With regard to Agodon’s use of the first-person plural, there’s a notion of the collective which runs through the book, and subsequently, this review. There are instances throughout the collection where “we” refers to a couple in a relationship or to members of the speaker’s immediate family and family of origin. But most often, the first-person plural seems to stand in for a collective humanity which suffers together. There are instances where the first-person plural masks the particulars of the speaker, as her actions are subsumed by the collective. I’m uncertain if the use of “we” endeavors to address a particular collective identity with regard to race, gender, nationality, or ethnicity. From the text, however, it’s clear that Earth suffers as a result of human behavior, and women, too, have struggled against oppressive systems of harm.
Tracing the use of the first-person pronoun in the poems, “we” is used in many different ways, and my own assumption is that “we” directly addresses the reader. However, I’m left curious about this “we,” and how it gets used, and my own use of the word, too. The risk in poetry is its ability to traverse private and social realms. Using the first-person plural when I write, my interiority enjoins with the readers’. Given the particulars of my identity (a white American mother of three, rural Midwestern contemplative) using “we” could trouble, soothe, or displace my reader. It’s a point of intrigue for me, and something to think about in a collection that uses first-person plural often.

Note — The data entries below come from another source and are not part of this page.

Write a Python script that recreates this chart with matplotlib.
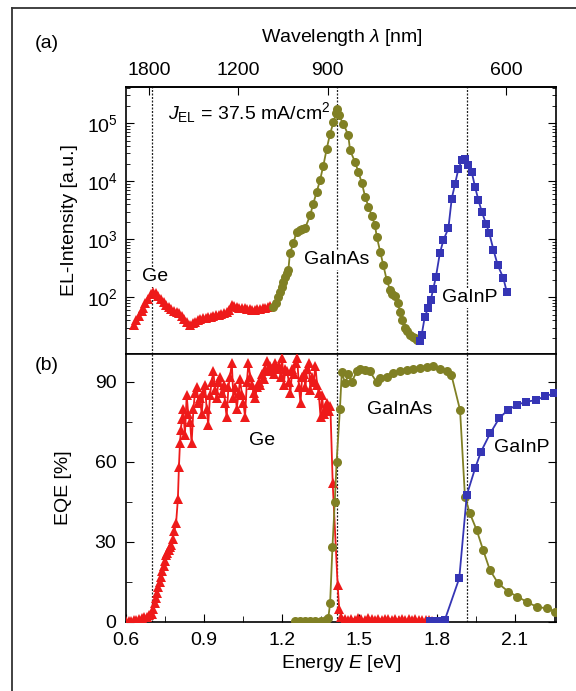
import numpy as np
import matplotlib.pyplot as plt
from matplotlib.lines import Line2D
from matplotlib.ticker import FixedLocator, MultipleLocator, NullLocator, LogLocator

plt.rcParams['font.family'] = ['Liberation Sans', 'DejaVu Sans']
plt.rcParams['mathtext.fontset'] = 'custom'
plt.rcParams['mathtext.rm'] = 'Liberation Sans'
plt.rcParams['mathtext.it'] = 'Liberation Sans:italic'
plt.rcParams['font.size'] = 14

# (a) electroluminescence spectra
ge_el_E = [0.630, 0.640, 0.650, 0.660, 0.667, 0.675, 0.685, 0.695, 0.705, 0.715,
           0.725, 0.735, 0.745, 0.755, 0.765, 0.775, 0.785, 0.795, 0.805, 0.815,
           0.825, 0.835, 0.847, 0.857, 0.867, 0.877, 0.887, 0.897, 0.907, 0.917,
           0.927, 0.937, 0.947, 0.957, 0.967, 0.977, 0.988, 0.998, 1.007, 1.017,
           1.027, 1.037, 1.047, 1.057, 1.067, 1.077, 1.087, 1.097, 1.107, 1.117,
           1.127, 1.137, 1.147, 1.157]
ge_el = [33, 40, 48, 58, 65, 78, 95, 115, 125, 118,
         105, 92, 82, 74, 67, 62, 59, 56, 53, 48,
         42, 37, 33, 36, 38, 40, 42, 43, 44, 45,
         46, 47, 49, 50, 52, 54, 56, 60, 72, 70,
         68, 66, 65, 64, 63, 62, 61, 61, 62, 63,
         64, 66, 68, 70]

gainas_el_E = [1.168, 1.178, 1.188, 1.194, 1.200, 1.207, 1.213, 1.220, 1.226, 1.232,
               1.245, 1.258, 1.270, 1.280, 1.290, 1.310, 1.322, 1.335, 1.348, 1.361,
               1.374, 1.387, 1.400, 1.410, 1.415, 1.420, 1.438, 1.457, 1.464, 1.483,
               1.496, 1.509, 1.522, 1.535, 1.548, 1.560, 1.567, 1.580, 1.592, 1.605,
               1.618, 1.627, 1.637, 1.647, 1.657, 1.666, 1.676, 1.685, 1.695, 1.705,
               1.715, 1.721]
gainas_el = [69, 80, 102, 125, 152, 185, 225, 260, 295, 570,
             850, 1350, 1450, 1500, 1530, 2570, 4120, 6460, 10350, 18600,
             36300, 66000, 104000, 150000, 176000, 136000, 98000, 62000, 34000, 21500,
             14400, 9400, 5400, 3650, 2500, 1740, 1100, 610, 360, 200,
             134, 115, 103, 80, 55, 41, 30, 26, 22.5, 21,
             20, 18.6]

gainp_el_E = [1.734, 1.740, 1.752, 1.765, 1.775, 1.785, 1.795, 1.810, 1.824, 1.843,
              1.856, 1.869, 1.882, 1.895, 1.907, 1.920, 1.933, 1.946, 1.959, 1.972,
              1.988, 2.001, 2.017, 2.033, 2.055, 2.068]
gainp_el = [17.3, 22.3, 46, 65, 89, 141, 224, 570, 965, 1540,
            5000, 9100, 16500, 22900, 24500, 18700, 14400, 7900, 4700, 2960,
            1860, 1260, 650, 360, 213, 125]

# (b) external quantum efficiency
ge_eqe_E = [0.600, 0.610, 0.620, 0.630, 0.640, 0.650, 0.660, 0.670, 0.680, 0.690,
            0.700, 0.705, 0.710, 0.715, 0.720, 0.725, 0.730, 0.735, 0.740, 0.745,
            0.750, 0.755, 0.760, 0.765, 0.770, 0.775, 0.780, 0.786, 0.793, 0.800,
            0.804, 0.808, 0.812, 0.815, 0.821, 0.827, 0.834, 0.840, 0.847, 0.853,
            0.860, 0.866, 0.873, 0.879, 0.885, 0.892, 0.898, 0.904, 0.911, 0.917,
            0.924, 0.930, 0.937, 0.943, 0.950, 0.956, 0.963, 0.969, 0.976, 0.982,
            0.988, 0.995, 1.001, 1.008, 1.014, 1.021, 1.027, 1.034, 1.040, 1.047,
            1.053, 1.059, 1.066, 1.072, 1.079, 1.085, 1.092, 1.098, 1.105, 1.111,
            1.118, 1.124, 1.131, 1.137, 1.144, 1.150, 1.157, 1.163, 1.170, 1.176,
            1.183, 1.189, 1.196, 1.202, 1.208, 1.215, 1.221, 1.228, 1.234, 1.241,
            1.247, 1.254, 1.260, 1.267, 1.273, 1.279, 1.285, 1.292, 1.298, 1.305,
            1.311, 1.318, 1.324, 1.330, 1.337, 1.343, 1.350, 1.356, 1.362, 1.369,
            1.375, 1.382, 1.388, 1.397, 1.416, 1.422, 1.430, 1.443, 1.456, 1.469,
            1.482, 1.495, 1.508, 1.521, 1.534, 1.547, 1.560, 1.573, 1.586, 1.599,
            1.612, 1.625, 1.638, 1.651, 1.664, 1.677, 1.690, 1.703, 1.716, 1.729,
            1.742, 1.755, 1.768, 1.780]
ge_eqe = [0.3, 0.4, 0.5, 0.7, 0.9, 1.1, 1.4, 1.7, 2.0, 2.5,
          3, 5, 7, 9, 11, 13, 15, 17, 19, 21,
          23, 25, 26, 27, 28, 29, 31, 34, 37, 46,
          58, 67, 72, 76, 80, 70, 85, 78, 75, 67,
          80, 86, 88, 82, 84, 78, 86, 89, 80, 74,
          85, 90, 94, 87, 84, 90, 92, 86, 89, 82,
          77, 88, 92, 97, 84, 88, 80, 86, 91, 85,
          82, 77, 90, 97, 92, 89, 86, 84, 88, 90,
          89, 93, 91, 95, 98, 94, 96, 95, 93, 97,
          95, 96, 92, 99, 89, 95, 94, 90, 86, 95,
          93, 97, 99, 88, 82, 92, 93, 88, 95, 97,
          87, 92, 90, 96, 89, 86, 77, 85, 78, 80,
          82, 79, 81, 52, 14, 5, 2, 1.2, 0.8, 1.3,
          0.9, 1.5, 1.0, 0.8, 1.4, 1.1, 0.9, 1.3, 0.8, 1.0,
          1.2, 0.8, 1.1, 0.9, 1.3, 0.7, 1.0, 0.8, 1.1, 0.6,
          0.9, 0.7, 0.6, 0.5]

gainas_eqe_E = [1.250, 1.270, 1.290, 1.310, 1.330, 1.350, 1.370, 1.380, 1.387, 1.396,
                1.405, 1.412, 1.425, 1.432, 1.445, 1.457, 1.470, 1.490, 1.502, 1.521,
                1.540, 1.566, 1.579, 1.605, 1.630, 1.656, 1.682, 1.708, 1.733, 1.759,
                1.785, 1.810, 1.836, 1.855, 1.888, 1.907, 1.926, 1.952, 1.977, 2.003,
                2.035, 2.074, 2.109, 2.145, 2.183, 2.222, 2.255]
gainas_eqe = [0.2, 0.2, 0.3, 0.3, 0.4, 0.5, 0.8, 1.5, 7, 28,
              45, 60, 80, 93.6, 89.5, 93, 90, 94, 95, 94.5,
              94, 90, 91.4, 92, 93.3, 94, 94.5, 95, 95.3, 95.7,
              96, 95, 94, 92.5, 79.5, 47, 40.7, 34.5, 27, 19.5,
              14.5, 11.4, 9.5, 7.6, 5.7, 5.1, 3.9]

gainp_eqe_E = [1.772, 1.790, 1.810, 1.829, 1.885, 1.914, 1.946, 1.969, 2.004, 2.039,
               2.072, 2.107, 2.143, 2.181, 2.216, 2.251]
gainp_eqe = [0.3, 0.3, 0.4, 0.7, 16.4, 47.6, 57.6, 63.9, 70.7, 76.4,
             79.5, 81.4, 82.6, 83.2, 84.7, 85.7]

gap_E = [0.70, 1.413, 1.913]
wl_ticks = [1800, 1200, 900, 600]

red = '#ee1a1a'
olive = '#808024'
blue = '#3535b5'

fig = plt.figure(figsize=(5.76, 6.91), dpi=100)
W, H = 576, 691
ax1 = fig.add_axes([126 / W, 1 - 354 / H, 430 / W, 267 / H])
ax2 = fig.add_axes([126 / W, 1 - 622 / H, 430 / W, 268 / H])

# outer frame
fig.add_artist(Line2D([12 / W, 12 / W], [0, 1 - 8 / H], transform=fig.transFigure, color='#333333', lw=1.3))
fig.add_artist(Line2D([12 / W, 1], [1 - 8 / H, 1 - 8 / H], transform=fig.transFigure, color='#333333', lw=1.3))

for ax in (ax1, ax2):
    for e in gap_E:
        ax.axvline(e, color='#222222', lw=0.9, ls=(0, (1.6, 1.2)), zorder=1)
    ax.set_xlim(0.6, 2.258)
    for s in ax.spines.values():
        s.set_linewidth(1.2)

# top panel
ax1.plot(ge_el_E, ge_el, '-^', color=red, ms=7.5, mew=0, lw=1.3, zorder=3)
ax1.plot(gainas_el_E, gainas_el, '-o', color=olive, ms=6.5, mew=0, lw=1.3, zorder=3)
ax1.plot(gainp_el_E, gainp_el, '-s', color=blue, ms=5.8, mew=0, lw=1.3, zorder=3)
ax1.set_yscale('log')
ax1.set_ylim(10.5, 4.2e5)
ax1.yaxis.set_major_locator(LogLocator(base=10, numticks=10))
ax1.yaxis.set_minor_locator(LogLocator(base=10, subs=np.arange(2, 10), numticks=20))
ax1.tick_params(axis='y', which='both', direction='in', left=True, right=True, pad=6)
ax1.tick_params(axis='y', which='major', length=6)
ax1.tick_params(axis='y', which='minor', length=3)
ax1.tick_params(axis='x', which='both', bottom=False, labelbottom=False)

sec = ax1.secondary_xaxis('top', functions=(lambda e: 1239.84 / np.maximum(e, 1e-6),
                                            lambda l: 1239.84 / np.maximum(l, 1e-6)))
sec.xaxis.set_major_locator(FixedLocator(wl_ticks))
sec.xaxis.set_minor_locator(NullLocator())
sec.tick_params(direction='in', length=6, pad=6)
sec.spines['top'].set_linewidth(1.2)

bbox = dict(facecolor='white', edgecolor='none', pad=1)
ax1.text(0.712, 224, 'Ge', ha='center', va='center', bbox=bbox, zorder=4)
ax1.text(1.414, 440, 'GaInAs', ha='center', va='center', bbox=bbox, zorder=4)
ax1.text(1.927, 98, 'GaInP', ha='center', va='center', bbox=bbox, zorder=4)
ax1.text(0.762, 1.5e5, r'$J_{\rm EL}$ = 37.5 mA/cm$^2$', ha='left', va='center', zorder=4)

# bottom panel
ax2.plot(ge_eqe_E, ge_eqe, '-^', color=red, ms=7.5, mew=0, lw=1.3, zorder=3)
ax2.plot(gainas_eqe_E, gainas_eqe, '-o', color=olive, ms=6.5, mew=0, lw=1.3, zorder=3)
ax2.plot(gainp_eqe_E, gainp_eqe, '-s', color=blue, ms=5.8, mew=0, lw=1.3, zorder=3)
ax2.set_ylim(0, 100.5)
ax2.yaxis.set_major_locator(MultipleLocator(30))
ax2.yaxis.set_minor_locator(MultipleLocator(15))
ax2.xaxis.set_major_locator(MultipleLocator(0.3))
ax2.xaxis.set_minor_locator(MultipleLocator(0.15))
ax2.xaxis.set_major_formatter(plt.FuncFormatter(lambda v, p: f'{v:.1f}'))
ax2.tick_params(axis='y', which='both', direction='in', left=True, right=True, pad=7)
ax2.tick_params(axis='x', which='both', direction='in', bottom=True, top=False, pad=7)
ax2.tick_params(which='major', length=6)
ax2.tick_params(which='minor', length=4)

ax2.text(1.124, 67.9, 'Ge', ha='center', va='center', bbox=bbox, zorder=4)
ax2.text(1.657, 79.5, 'GaInAs', ha='center', va='center', bbox=bbox, zorder=4)
ax2.text(2.127, 65.6, 'GaInP', ha='center', va='center', bbox=bbox, zorder=4)

fig.text(47 / W, 1 - 43 / H, '(a)', ha='center', va='center')
fig.text(47 / W, 1 - 365 / H, '(b)', ha='center', va='center')
fig.text(342 / W, 1 - 38 / H, r'Wavelength $\lambda$ [nm]', ha='center', va='center')
fig.text(341 / W, 1 - 663 / H, r'Energy $E$ [eV]', ha='center', va='center')
fig.text(69 / W, 1 - 220 / H, 'EL-Intensity [a.u.]', rotation=90, ha='center', va='center')
fig.text(64 / W, 1 - 488 / H, 'EQE [%]', rotation=90, ha='center', va='center')

fig.savefig('out.png', dpi=100)
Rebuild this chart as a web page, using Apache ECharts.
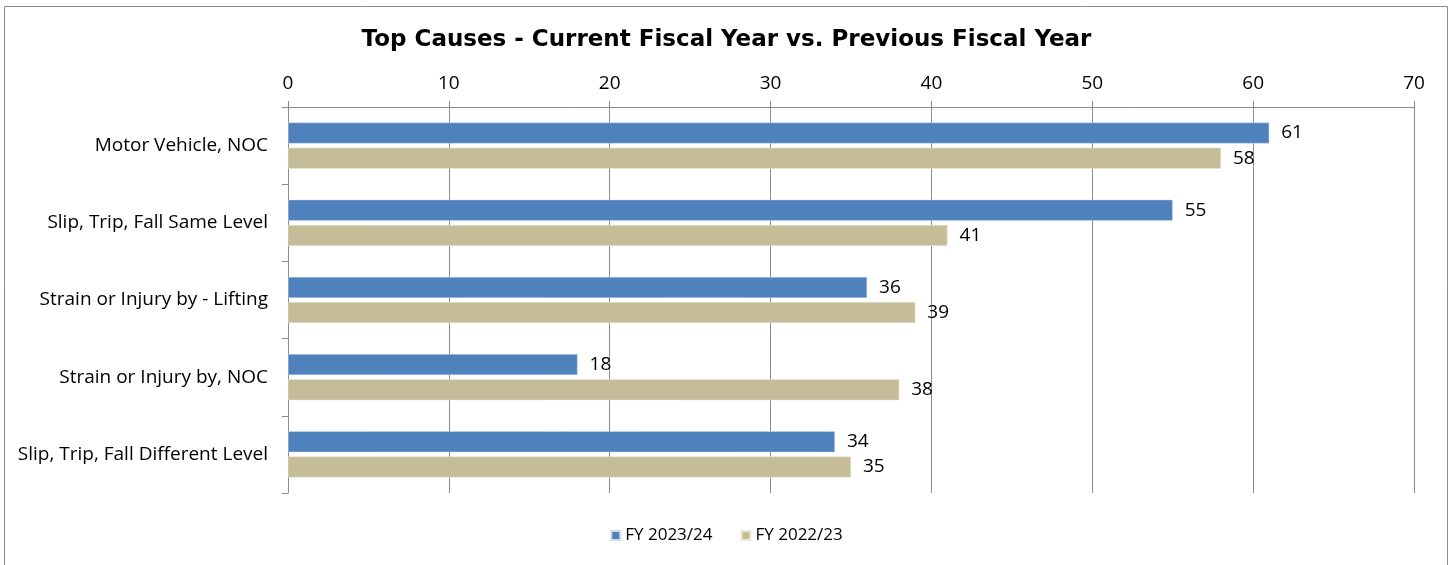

The last line of the book isn’t words at all, simply the dots and dashes of morse code intended to represent the song of the lost sparrow on the pine beam. “Thank You for Saving Me, Someday I’ll Save You Too” is about wanting to save a house on fire, a planet from destruction, a man who falls off a roof. It’s an end that’s both a comfort and a disturbance. In one sense, there’s an access point for absolution. The best we, as readers and writers, can offer one another is the kind of hope that words can never contain:
…But when the tides
kept rising and the fires burned, we learned the best advice
did not come from God or a guidebook,
the best advice sang hopeful from the lost
sparrow on the pine beam, struggling but able
to fly, wingbeats of Morse code: Follow me into the light
..-. — .-.. .-.. — .– / — . / .. -. – — / – …. . / .-.. .. –. …. –
Hope, in this sense, is dots and dashes, breath, a wingbeat. On the other hand, again, I’m forced to interrogate my own rush to absolution. Why is it a relief to wing into the light rather than to assert agency? My sense is this periodic respite is, as the poem implies, a life-saver. The moment I cease thrashing wildly in the water, I find a raft I can cling to, a place from which I can be resolved and act.
Dialogue with Rising Tides is a book that buoys us day after day, when we, like the cover illustration indicates, feel like a hand reaching out from underneath a dark sea. Drowning, perhaps, but not without a raft—not without a way to keep swimming.